__Exercise directions__
In the entries below, count every line with the string "seaborn". State the count and nothing else.

★ ★ ★

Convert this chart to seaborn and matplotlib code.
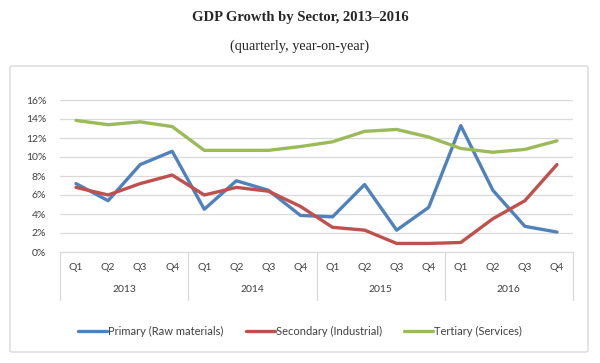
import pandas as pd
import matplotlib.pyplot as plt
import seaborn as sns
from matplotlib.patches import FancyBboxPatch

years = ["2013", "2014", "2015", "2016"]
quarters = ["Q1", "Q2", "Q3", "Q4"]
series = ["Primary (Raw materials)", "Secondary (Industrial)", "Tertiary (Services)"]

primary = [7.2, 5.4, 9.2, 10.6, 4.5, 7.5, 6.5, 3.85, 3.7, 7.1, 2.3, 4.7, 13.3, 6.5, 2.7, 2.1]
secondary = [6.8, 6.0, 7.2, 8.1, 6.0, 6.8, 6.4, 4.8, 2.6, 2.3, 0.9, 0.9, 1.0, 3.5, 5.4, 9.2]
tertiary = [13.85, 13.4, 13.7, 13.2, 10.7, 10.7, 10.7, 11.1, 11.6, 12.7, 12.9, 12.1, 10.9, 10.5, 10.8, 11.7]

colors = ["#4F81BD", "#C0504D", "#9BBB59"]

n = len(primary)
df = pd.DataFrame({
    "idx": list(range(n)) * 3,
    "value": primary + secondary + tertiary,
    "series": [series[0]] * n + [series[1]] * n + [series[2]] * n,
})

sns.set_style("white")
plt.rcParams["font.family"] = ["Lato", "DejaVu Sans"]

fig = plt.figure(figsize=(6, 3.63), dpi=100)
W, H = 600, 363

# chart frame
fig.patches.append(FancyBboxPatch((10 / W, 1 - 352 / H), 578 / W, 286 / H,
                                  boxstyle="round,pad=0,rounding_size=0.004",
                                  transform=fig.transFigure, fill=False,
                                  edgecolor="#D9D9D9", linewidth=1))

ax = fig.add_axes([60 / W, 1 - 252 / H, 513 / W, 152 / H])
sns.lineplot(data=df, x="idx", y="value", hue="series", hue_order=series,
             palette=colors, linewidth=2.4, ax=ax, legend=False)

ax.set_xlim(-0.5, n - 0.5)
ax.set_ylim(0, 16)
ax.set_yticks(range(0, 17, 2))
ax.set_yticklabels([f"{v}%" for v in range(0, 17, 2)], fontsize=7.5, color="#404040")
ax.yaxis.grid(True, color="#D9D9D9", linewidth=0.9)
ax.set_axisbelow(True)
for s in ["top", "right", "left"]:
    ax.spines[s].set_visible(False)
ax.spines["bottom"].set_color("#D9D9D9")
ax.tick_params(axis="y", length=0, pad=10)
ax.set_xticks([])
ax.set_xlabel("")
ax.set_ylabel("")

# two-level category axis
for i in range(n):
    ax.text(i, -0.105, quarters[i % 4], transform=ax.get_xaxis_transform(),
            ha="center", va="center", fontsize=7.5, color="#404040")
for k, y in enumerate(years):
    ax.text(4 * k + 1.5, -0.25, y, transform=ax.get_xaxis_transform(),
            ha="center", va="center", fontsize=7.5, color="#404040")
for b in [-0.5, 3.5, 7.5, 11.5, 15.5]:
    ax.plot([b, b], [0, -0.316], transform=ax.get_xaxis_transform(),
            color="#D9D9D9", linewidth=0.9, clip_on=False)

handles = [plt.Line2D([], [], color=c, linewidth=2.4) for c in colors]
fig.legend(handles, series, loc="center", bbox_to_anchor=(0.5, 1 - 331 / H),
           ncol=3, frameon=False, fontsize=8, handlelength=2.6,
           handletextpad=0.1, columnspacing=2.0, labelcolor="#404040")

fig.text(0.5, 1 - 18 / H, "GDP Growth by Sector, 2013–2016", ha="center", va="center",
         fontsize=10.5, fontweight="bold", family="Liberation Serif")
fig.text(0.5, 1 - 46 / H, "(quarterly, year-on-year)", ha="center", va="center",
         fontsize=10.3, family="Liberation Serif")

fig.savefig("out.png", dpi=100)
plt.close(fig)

★ ★ ★

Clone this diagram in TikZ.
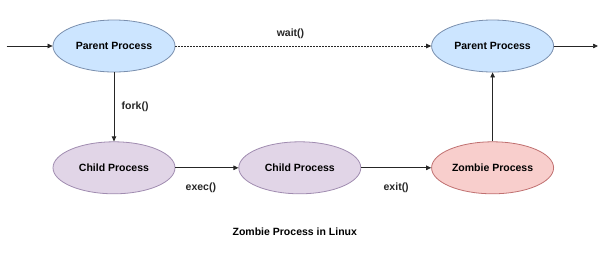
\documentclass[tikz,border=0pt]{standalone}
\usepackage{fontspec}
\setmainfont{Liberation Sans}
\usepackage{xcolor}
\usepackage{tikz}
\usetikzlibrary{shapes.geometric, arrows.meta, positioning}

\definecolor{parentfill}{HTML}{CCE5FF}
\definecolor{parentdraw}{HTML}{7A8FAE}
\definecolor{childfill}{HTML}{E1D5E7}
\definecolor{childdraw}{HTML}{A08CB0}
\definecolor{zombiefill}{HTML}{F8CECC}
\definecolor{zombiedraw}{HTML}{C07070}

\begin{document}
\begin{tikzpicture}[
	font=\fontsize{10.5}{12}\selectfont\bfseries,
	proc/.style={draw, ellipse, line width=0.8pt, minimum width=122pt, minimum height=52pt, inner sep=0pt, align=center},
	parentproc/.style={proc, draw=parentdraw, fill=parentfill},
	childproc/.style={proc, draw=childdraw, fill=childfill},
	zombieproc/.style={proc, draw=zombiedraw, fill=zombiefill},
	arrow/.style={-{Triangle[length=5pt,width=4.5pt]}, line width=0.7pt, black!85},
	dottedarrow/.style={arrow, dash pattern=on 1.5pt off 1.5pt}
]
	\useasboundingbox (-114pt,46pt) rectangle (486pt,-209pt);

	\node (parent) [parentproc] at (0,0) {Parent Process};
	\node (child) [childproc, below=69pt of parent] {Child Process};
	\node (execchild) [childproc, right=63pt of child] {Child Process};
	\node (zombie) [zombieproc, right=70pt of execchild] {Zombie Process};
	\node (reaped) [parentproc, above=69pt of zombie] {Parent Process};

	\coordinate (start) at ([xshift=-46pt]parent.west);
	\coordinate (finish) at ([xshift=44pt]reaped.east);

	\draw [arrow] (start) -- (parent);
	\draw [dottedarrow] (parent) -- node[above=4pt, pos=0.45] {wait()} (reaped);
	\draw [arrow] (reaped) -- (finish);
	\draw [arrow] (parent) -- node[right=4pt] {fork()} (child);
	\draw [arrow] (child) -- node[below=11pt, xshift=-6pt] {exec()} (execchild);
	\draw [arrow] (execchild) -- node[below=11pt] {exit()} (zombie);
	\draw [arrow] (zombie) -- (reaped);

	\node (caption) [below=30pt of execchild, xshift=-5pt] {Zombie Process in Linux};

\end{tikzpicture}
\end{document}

★ ★ ★

__Answer to the task__
2